Friday, May 24, 2013

On stocking the play kitchen...

I love having something for N to do in all the rooms of the house. Whether it's the bathroom or the kitchen or his playroom, if we're going to be in there for even the briefest period, it helps a lot if he has something to look forward to there. And we spend a lot of time in the kitchen! So N's kitchen area really matters. Our DIY play stove was a great beginning, but the way we've figured out to stock it has really helped keep the area fun.

There sure are a lot of baby kitchen products out there. Miniature pots and pans, mixing bowls, spoons, popcorn cartons, tin cans, ice cream cones, and everything else you can imagine. Even plastic baguettes and matzoh. If it exists in the adult world, it exists in tiny plastic imitation. But the thing is, N likes the real thing. He likes our raisin containers, milk jugs, parmesan tupperwares, Mac-n-Cheese boxes and Fuji water bottles. He likes our sauce pans, butter boxes and measuring cups. He likes the cream of tartar. He LOVES the sprinkles.

And the thing is, we already have all those things.

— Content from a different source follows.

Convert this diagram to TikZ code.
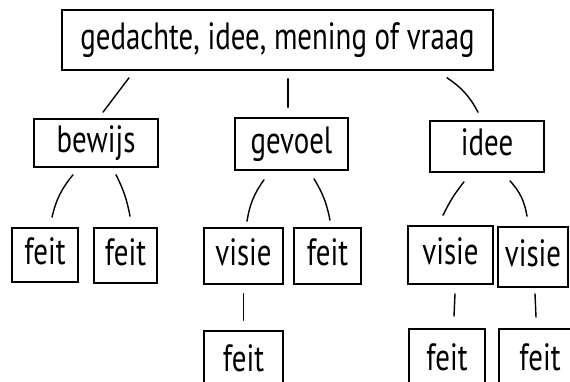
\documentclass[tikz,border=0pt]{standalone}
\usepackage{fontspec}
\setmainfont[FakeStretch=0.76]{PT Sans}
\usepackage{tikz}
\usetikzlibrary{
    shapes,
    positioning
}
\tikzset{
  box/.style = {
      draw,
      rectangle,
      line width=1.6pt,
      inner sep=0pt,
      font=\fontsize{38}{40}\selectfont,
      text height=27pt,
      text depth=8pt,
      align=center
  },
  edge/.style = {
      line width=1.4pt,
      line cap=round
  }
}

\begin{document}
\begin{tikzpicture}[x=1pt, y=-1pt]
        \useasboundingbox (0,0) rectangle (570,382);
        \clip (0,0) rectangle (570,382);
        % Boxes
        \node[box, minimum width=431pt, minimum height=60pt] (vraag) at (277.5,40) {gedachte, idee, mening of vraag};
        \node[box, minimum width=124pt, minimum height=48pt] (bewijs) at (96,143) {bewijs};
        \node[box, minimum width=113pt, minimum height=52pt] (gevoel) at (291.5,144) {gevoel};
        \node[box, minimum width=114pt, minimum height=51pt] (idee) at (487,146.5) {idee};
        \node[box, minimum width=66pt, minimum height=54pt] (feitA) at (45,255) {feit};
        \node[box, minimum width=63pt, minimum height=55pt] (feitB) at (125.5,255.5) {feit};
        \node[box, minimum width=79pt, minimum height=56pt] (visieC) at (243.5,256) {visie};
        \node[box, minimum width=67pt, minimum height=56pt] (feitD) at (327.5,256) {feit};
        \node[box, minimum width=85pt, minimum height=58pt] (visieE) at (450.5,255) {visie};
        \node[box, minimum width=70pt, minimum height=60pt] (visieF) at (533,257) {visie};
        \node[box, minimum width=79pt, minimum height=61pt] (feitG) at (243.5,361.5) {feit};
        \node[box, minimum width=76pt, minimum height=63pt] (feitH) at (447,360.5) {feit};
        \node[box, minimum width=82pt, minimum height=63pt] (feitI) at (540,360.5) {feit};
        % Edges
        \draw[edge] ([xshift=-148.5pt,yshift=-7pt]vraag.south) -- ([xshift=7pt,yshift=6pt]bewijs.north);
        \draw[edge] ([xshift=10.5pt,yshift=-8pt]vraag.south) -- ([xshift=-3.5pt,yshift=10pt]gevoel.north);
        \draw[edge] ([xshift=169.5pt,yshift=-7pt]vraag.south) to[bend left=14] ([xshift=-9pt,yshift=8pt]idee.north);
        \draw[edge] ([xshift=-23pt,yshift=-7pt]bewijs.south) to[bend right=13] ([xshift=7pt,yshift=10pt]feitA.north);
        \draw[edge] ([xshift=20pt,yshift=-7pt]bewijs.south) to[bend left=8] ([xshift=4.5pt,yshift=11pt]feitB.north);
        \draw[edge] ([xshift=-27.5pt,yshift=-9pt]gevoel.south) to[bend right=13] ([xshift=3.5pt,yshift=6pt]visieC.north);
        \draw[edge] ([xshift=22.5pt,yshift=-8pt]gevoel.south) to[bend left=10] ([xshift=2.5pt,yshift=7pt]feitD.north);
        \draw[edge] ([xshift=-23pt,yshift=-9pt]idee.south) to[bend right=6] ([xshift=-7.5pt,yshift=10pt]visieE.north);
        \draw[edge] ([xshift=23pt,yshift=-8pt]idee.south) to[bend left=16] ([xshift=-6pt,yshift=10pt]visieF.north);
        \draw[edge] ([yshift=-9pt]visieC.south) -- ([yshift=10pt]feitG.north);
        \draw[edge] ([xshift=4.5pt,yshift=-9pt]visieE.south) -- ([xshift=7pt,yshift=12pt]feitH.north);
        \draw[edge] ([xshift=2pt,yshift=-6pt]visieF.south) -- ([xshift=-4pt,yshift=11pt]feitI.north);
    \end{tikzpicture}
\end{document}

I get excited now when we are about to finish a plastic syrup bottle or a peanut butter jar. It could be said that I stalk that last bit of baking powder and final brick of baking chocolate, just waiting for them to disappear so I can add the container to N's pantry. We have a small set of realistic foods (tomato, banana, cheese, etc.) from Lakeshore Learning and a few food-themed coasters to complete the set, but mainly our kitchen play area was free, and we probably play with it more than anything else in the house.

In seventeen months, we've never had to put child locks on any of the other cupboards. As soon as he opens another door, I just ask him if he will please close it and if he wants his cupboard opened. Voila. Play ensues. We make cinnamon raisin broccoli oatmeal or peanut butter sprinkles eggs. You never know what will go in, but I help to stir and take enthusiastic tastes of all of our dishes. If play appears to be petering out, I head for the cupboard and invite further exploration.

"Do you think it needs some gatorade powder? Maybe some soy milk?" Generally my invitation is accepted, and the cooking goes on. It is elaborate and imaginative and I love to participate.

Tuesday, May 21, 2013

Creating an Outdoor Space for Play

Before I had N I had never heard of loose parts play, sensory play, stump circles or water tables. I didn't know you could make your own tree blocks, create playgrounds out of rocks and logs, create outdoor kitchens and make your own sandbox with little or no experience building. 

Then my son learned to walk but still only had a four minute attention span for his toys, and I found myself wondering, what will we do? What kind of space can I create so that my son will be happy and safe at home for at least some hours of every day? 

So I began to read during naptime. I checked out what Modern Parents Messy Kids had to say on the subject. I perused the thoughts of Teacher Tom. I hopped into the wide world of Pinterest and pinned photos of inspiring backyards onto my board

Then I found some stumps and lucked into some big rocks. I made a path for N to climb on across the yard with some of the rocks and stumps and scattered some stumps around as tables. I built two water tables. I built Ana White's Fold-Out Bench Sandbox and it was just not that hard. I scattered some buckets and shovels around. I made some tree blocks like Counting Coconuts

Now we play in the backyard every day. Pouring water, stacking blocks, making potions, seeing if this and that will float or sink. And when other kids come over, look out. It's a wild ride. Today we had four one and a half year olds out there and it was wet and sandy and great.